=== DATA SHOWN ===
= = = = =
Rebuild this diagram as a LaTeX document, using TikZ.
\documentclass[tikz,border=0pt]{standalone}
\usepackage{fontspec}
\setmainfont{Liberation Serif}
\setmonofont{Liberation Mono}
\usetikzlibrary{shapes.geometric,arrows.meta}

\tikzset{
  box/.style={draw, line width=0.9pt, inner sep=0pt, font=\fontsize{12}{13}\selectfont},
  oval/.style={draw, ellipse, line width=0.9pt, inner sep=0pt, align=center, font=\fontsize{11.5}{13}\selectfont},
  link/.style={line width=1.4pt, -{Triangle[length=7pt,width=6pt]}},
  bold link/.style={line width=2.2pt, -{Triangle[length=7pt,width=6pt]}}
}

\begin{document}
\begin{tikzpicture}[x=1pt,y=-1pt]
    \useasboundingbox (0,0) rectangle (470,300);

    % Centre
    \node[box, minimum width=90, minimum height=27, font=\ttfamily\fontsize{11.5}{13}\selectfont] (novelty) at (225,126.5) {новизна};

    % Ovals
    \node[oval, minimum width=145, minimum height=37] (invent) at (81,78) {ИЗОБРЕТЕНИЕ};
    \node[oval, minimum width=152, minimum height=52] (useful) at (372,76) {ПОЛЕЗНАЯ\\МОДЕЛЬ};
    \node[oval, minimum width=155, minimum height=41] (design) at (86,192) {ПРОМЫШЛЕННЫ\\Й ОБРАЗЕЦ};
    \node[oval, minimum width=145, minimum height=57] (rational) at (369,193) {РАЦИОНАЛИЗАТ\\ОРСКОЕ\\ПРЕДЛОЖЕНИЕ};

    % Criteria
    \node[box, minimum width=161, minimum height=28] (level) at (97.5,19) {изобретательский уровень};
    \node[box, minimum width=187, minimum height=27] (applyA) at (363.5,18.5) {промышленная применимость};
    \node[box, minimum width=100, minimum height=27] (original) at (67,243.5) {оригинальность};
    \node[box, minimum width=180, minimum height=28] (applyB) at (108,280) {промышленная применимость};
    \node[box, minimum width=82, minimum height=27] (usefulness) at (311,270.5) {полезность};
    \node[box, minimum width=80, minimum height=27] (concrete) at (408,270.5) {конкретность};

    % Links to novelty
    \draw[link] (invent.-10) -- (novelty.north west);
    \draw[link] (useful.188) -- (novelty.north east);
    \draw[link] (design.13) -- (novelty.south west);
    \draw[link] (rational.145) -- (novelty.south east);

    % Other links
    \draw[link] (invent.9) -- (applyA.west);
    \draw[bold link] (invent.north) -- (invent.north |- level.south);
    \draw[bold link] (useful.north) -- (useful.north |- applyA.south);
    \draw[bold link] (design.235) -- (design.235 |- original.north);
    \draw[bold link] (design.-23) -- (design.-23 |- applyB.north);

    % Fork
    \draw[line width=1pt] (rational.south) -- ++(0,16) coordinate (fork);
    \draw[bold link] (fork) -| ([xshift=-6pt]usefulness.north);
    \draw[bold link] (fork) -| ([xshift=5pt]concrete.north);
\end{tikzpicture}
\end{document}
= = = = =
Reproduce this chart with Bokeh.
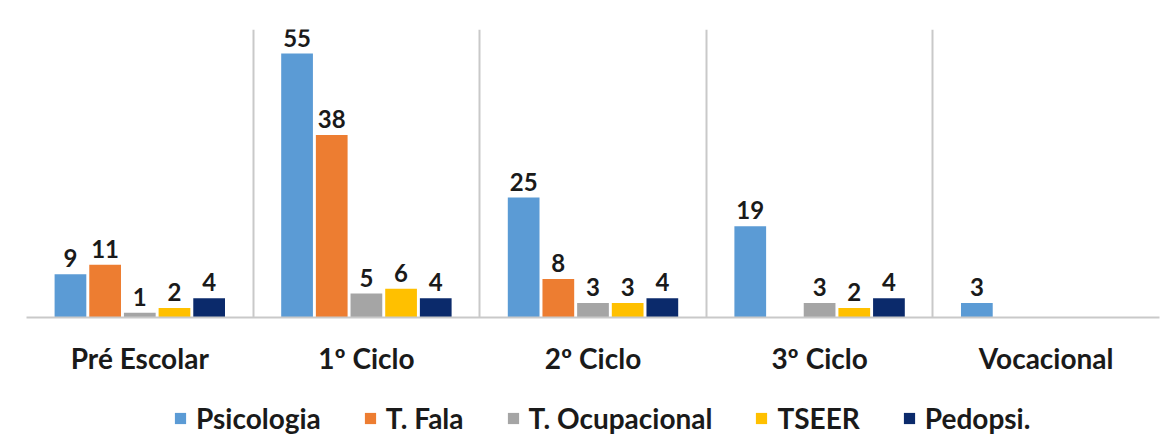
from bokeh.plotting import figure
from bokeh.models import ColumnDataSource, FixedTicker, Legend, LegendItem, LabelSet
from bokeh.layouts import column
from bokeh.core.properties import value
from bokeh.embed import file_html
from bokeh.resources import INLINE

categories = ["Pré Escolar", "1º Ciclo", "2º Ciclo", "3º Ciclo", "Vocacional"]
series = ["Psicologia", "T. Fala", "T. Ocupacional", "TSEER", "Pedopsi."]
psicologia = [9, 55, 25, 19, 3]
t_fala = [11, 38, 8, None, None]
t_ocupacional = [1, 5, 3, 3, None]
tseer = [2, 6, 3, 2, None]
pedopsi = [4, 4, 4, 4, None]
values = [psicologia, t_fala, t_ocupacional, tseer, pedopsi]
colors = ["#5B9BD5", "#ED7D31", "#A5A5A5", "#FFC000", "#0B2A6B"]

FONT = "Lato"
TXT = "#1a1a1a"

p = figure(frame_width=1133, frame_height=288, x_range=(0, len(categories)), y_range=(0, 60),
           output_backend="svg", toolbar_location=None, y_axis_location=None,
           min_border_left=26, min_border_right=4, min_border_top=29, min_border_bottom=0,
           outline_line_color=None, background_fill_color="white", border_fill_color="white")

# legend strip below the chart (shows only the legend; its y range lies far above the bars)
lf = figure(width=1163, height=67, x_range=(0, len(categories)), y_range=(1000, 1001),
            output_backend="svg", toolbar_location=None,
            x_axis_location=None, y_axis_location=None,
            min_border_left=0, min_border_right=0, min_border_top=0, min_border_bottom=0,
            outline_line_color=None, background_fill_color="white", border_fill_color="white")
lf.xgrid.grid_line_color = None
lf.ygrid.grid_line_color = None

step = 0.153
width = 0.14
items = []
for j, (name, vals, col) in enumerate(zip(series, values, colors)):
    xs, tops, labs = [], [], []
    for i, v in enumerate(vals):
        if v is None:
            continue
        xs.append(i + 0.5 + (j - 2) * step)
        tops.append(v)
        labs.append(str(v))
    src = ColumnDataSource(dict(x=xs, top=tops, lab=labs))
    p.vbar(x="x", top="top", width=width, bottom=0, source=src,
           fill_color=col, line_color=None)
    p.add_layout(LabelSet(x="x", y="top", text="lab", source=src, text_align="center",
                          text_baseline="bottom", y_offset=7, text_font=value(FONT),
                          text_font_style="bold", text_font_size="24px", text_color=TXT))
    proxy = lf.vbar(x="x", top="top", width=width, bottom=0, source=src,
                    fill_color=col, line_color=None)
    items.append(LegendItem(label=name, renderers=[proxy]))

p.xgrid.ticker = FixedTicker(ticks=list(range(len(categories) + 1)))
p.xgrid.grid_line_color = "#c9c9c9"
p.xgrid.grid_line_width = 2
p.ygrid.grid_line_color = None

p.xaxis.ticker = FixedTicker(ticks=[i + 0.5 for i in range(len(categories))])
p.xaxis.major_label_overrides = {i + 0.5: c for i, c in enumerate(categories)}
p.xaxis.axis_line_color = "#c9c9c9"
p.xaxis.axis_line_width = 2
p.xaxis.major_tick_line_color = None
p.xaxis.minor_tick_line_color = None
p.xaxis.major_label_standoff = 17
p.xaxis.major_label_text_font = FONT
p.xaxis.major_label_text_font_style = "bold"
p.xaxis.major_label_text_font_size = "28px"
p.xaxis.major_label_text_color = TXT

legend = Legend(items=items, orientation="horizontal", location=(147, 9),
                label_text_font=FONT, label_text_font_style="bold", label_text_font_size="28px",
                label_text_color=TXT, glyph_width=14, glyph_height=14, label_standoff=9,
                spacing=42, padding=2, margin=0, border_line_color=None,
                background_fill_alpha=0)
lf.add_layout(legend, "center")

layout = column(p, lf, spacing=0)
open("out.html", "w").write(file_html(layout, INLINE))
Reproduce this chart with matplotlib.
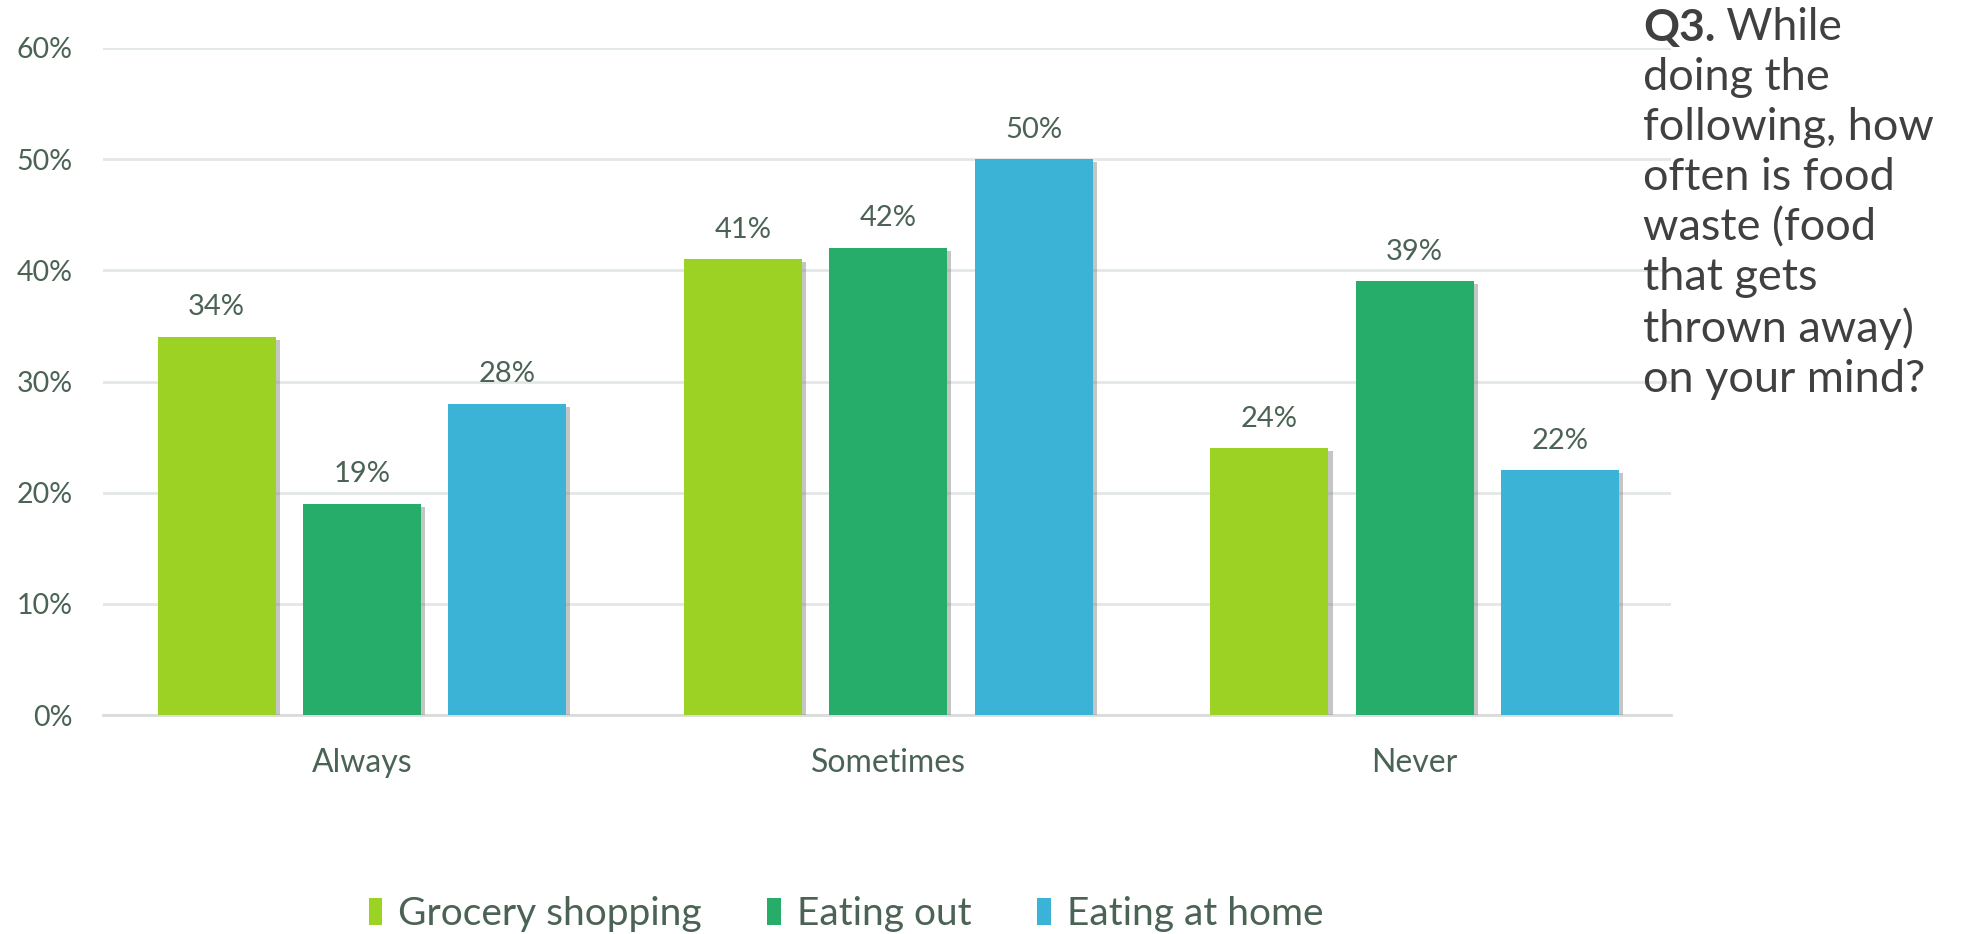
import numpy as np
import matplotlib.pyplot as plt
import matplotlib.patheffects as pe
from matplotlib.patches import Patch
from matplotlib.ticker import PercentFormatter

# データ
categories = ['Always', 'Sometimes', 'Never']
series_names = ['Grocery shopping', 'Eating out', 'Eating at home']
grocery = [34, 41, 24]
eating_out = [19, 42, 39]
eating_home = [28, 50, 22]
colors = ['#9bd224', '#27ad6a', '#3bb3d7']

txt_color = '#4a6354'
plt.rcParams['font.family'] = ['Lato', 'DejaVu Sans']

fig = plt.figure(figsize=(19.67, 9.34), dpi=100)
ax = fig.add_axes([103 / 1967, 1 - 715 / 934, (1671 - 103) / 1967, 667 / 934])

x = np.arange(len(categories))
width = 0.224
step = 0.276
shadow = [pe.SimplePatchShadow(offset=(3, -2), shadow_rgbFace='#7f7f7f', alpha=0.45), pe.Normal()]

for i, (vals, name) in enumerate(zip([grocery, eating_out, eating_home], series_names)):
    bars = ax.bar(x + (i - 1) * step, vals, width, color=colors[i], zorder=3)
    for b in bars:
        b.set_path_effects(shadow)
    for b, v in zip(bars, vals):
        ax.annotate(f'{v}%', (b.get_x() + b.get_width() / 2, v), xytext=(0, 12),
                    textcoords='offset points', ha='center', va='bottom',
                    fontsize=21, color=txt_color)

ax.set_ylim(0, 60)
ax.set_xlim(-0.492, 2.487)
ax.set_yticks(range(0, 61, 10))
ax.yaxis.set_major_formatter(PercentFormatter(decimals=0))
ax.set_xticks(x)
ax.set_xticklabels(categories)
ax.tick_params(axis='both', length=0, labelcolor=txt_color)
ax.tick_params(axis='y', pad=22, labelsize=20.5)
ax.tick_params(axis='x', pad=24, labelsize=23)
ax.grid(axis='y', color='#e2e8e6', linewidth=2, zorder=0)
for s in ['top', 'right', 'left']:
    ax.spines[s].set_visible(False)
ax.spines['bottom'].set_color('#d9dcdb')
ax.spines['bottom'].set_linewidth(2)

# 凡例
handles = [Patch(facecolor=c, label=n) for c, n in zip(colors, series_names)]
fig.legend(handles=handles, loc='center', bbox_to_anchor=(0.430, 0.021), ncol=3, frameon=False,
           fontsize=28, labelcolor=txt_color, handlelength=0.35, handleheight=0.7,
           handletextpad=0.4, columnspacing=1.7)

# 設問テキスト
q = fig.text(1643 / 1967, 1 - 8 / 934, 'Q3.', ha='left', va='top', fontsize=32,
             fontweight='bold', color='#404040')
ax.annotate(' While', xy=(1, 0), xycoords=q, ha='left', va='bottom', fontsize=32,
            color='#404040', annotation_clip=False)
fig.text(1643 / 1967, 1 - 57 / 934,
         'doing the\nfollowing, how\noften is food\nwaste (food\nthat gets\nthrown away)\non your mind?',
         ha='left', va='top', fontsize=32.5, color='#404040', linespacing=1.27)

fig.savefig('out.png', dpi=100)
= = = = =
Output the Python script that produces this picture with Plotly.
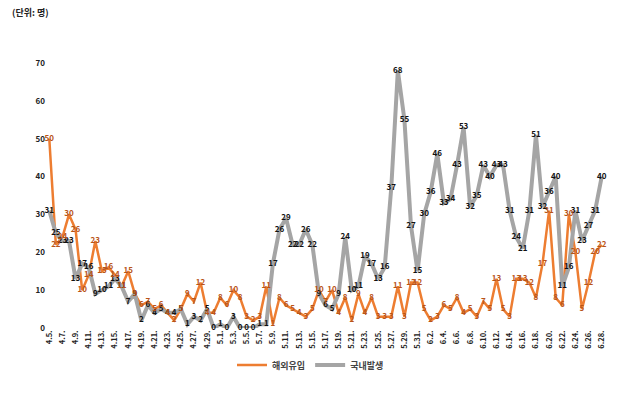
= = = = =
=== AIM OF THE EXERCISE ===
Extract exactly the lines running from the line containing "Reproduce this chart with Bokeh." to the line containing "from bokeh.resources import INLINE", with both end lines included and all pictures left out.

=== THE ANSWER ===
Reproduce this chart with Bokeh.
from bokeh.plotting import figure
from bokeh.models import ColumnDataSource, FixedTicker, Legend, LegendItem, LabelSet
from bokeh.layouts import column
from bokeh.core.properties import value
from bokeh.embed import file_html
from bokeh.resources import INLINE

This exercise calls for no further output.